## Start Supplied data
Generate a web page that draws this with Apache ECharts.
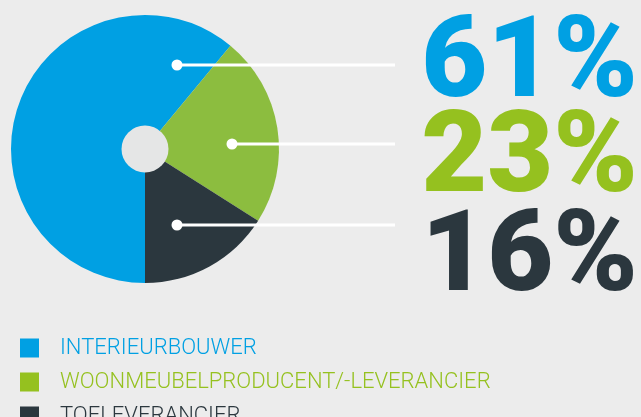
<!DOCTYPE html>
<html><head><meta charset="utf-8">
<script src="https://cdn.jsdelivr.net/npm/echarts@6/dist/echarts.min.js"></script>
<style>html,body{margin:0;padding:0;background:#ececec;}#c{width:641px;height:417px;}</style>
</head><body><div id="c"></div>
<script>
const categories = ['INTERIEURBOUWER', 'WOONMEUBELPRODUCENT/-LEVERANCIER', 'TOELEVERANCIER'];
const values = [61, 23, 16];
const sliceColors = ['#00a0e3', '#8cbd3f', '#2b373e'];
const textColors = ['#00a0e3', '#95c11f', '#2b373e'];

const chart = echarts.init(document.getElementById('c'));
const total = values.reduce((a, b) => a + b, 0);
const pctTexts = values.map(v => Math.round(v / total * 100) + '%');

const dotPos = [[177, 65], [232, 144], [177, 225]];
const textY = [67, 162, 261];
const graphics = [];
dotPos.forEach((p, i) => {
  graphics.push({type: 'line', shape: {x1: p[0], y1: p[1], x2: 395, y2: p[1]}, style: {stroke: '#ffffff', lineWidth: 3}, z: 10});
  graphics.push({type: 'circle', shape: {cx: p[0], cy: p[1], r: 5.5}, style: {fill: '#ffffff'}, z: 10});
  graphics.push({type: 'text', x: 638, y: textY[i], style: {text: pctTexts[i], fill: textColors[i], font: '900 114px Roboto', align: 'right', verticalAlign: 'middle'}, z: 10});
});

chart.setOption({
  backgroundColor: '#ececec',
  animation: false,
  legend: {
    orient: 'vertical', left: 20, top: 337, height: 300, padding: 0,
    itemWidth: 19, itemHeight: 19, itemGap: 12,
    icon: 'rect',
    textStyle: {fontFamily: 'Roboto', fontWeight: 300, fontSize: 22, padding: [0, 0, 0, 16]},
    data: categories.map((c, i) => ({name: c, itemStyle: {color: textColors[i]}, textStyle: {color: textColors[i]}}))
  },
  graphic: graphics,
  series: [
    {
      type: 'pie', center: [145, 149], radius: [0, 134], startAngle: -90, clockwise: true,
      label: {show: false}, labelLine: {show: false}, silent: true,
      data: categories.map((c, i) => ({name: c, value: values[i], itemStyle: {color: sliceColors[i]}}))
    },
    {
      type: 'pie', center: [145, 149], radius: [0, 23.5], silent: true, z: 3,
      label: {show: false}, labelLine: {show: false}, legendHoverLink: false,
      data: [{name: 'hole', value: 1, itemStyle: {color: '#e5e6e6'}}]
    }
  ]
});
</script></body></html>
## End Supplied data
Stated task -> Quote the data exactly, leaving every image out of the copy.

Response ->
Generate a web page that draws this with Apache ECharts.
<!DOCTYPE html>
<html><head><meta charset="utf-8">
<script src="https://cdn.jsdelivr.net/npm/echarts@6/dist/echarts.min.js"></script>
<style>html,body{margin:0;padding:0;background:#ececec;}#c{width:641px;height:417px;}</style>
</head><body><div id="c"></div>
<script>
const categories = ['INTERIEURBOUWER', 'WOONMEUBELPRODUCENT/-LEVERANCIER', 'TOELEVERANCIER'];
const values = [61, 23, 16];
const sliceColors = ['#00a0e3', '#8cbd3f', '#2b373e'];
const textColors = ['#00a0e3', '#95c11f', '#2b373e'];

const chart = echarts.init(document.getElementById('c'));
const total = values.reduce((a, b) => a + b, 0);
const pctTexts = values.map(v => Math.round(v / total * 100) + '%');

const dotPos = [[177, 65], [232, 144], [177, 225]];
const textY = [67, 162, 261];
const graphics = [];
dotPos.forEach((p, i) => {
  graphics.push({type: 'line', shape: {x1: p[0], y1: p[1], x2: 395, y2: p[1]}, style: {stroke: '#ffffff', lineWidth: 3}, z: 10});
  graphics.push({type: 'circle', shape: {cx: p[0], cy: p[1], r: 5.5}, style: {fill: '#ffffff'}, z: 10});
  graphics.push({type: 'text', x: 638, y: textY[i], style: {text: pctTexts[i], fill: textColors[i], font: '900 114px Roboto', align: 'right', verticalAlign: 'middle'}, z: 10});
});

chart.setOption({
  backgroundColor: '#ececec',
  animation: false,
  legend: {
    orient: 'vertical', left: 20, top: 337, height: 300, padding: 0,
    itemWidth: 19, itemHeight: 19, itemGap: 12,
    icon: 'rect',
    textStyle: {fontFamily: 'Roboto', fontWeight: 300, fontSize: 22, padding: [0, 0, 0, 16]},
    data: categories.map((c, i) => ({name: c, itemStyle: {color: textColors[i]}, textStyle: {color: textColors[i]}}))
  },
  graphic: graphics,
  series: [
    {
      type: 'pie', center: [145, 149], radius: [0, 134], startAngle: -90, clockwise: true,
      label: {show: false}, labelLine: {show: false}, silent: true,
      data: categories.map((c, i) => ({name: c, value: values[i], itemStyle: {color: sliceColors[i]}}))
    },
    {
      type: 'pie', center: [145, 149], radius: [0, 23.5], silent: true, z: 3,
      label: {show: false}, labelLine: {show: false}, legendHoverLink: false,
      data: [{name: 'hole', value: 1, itemStyle: {color: '#e5e6e6'}}]
    }
  ]
});
</script></body></html>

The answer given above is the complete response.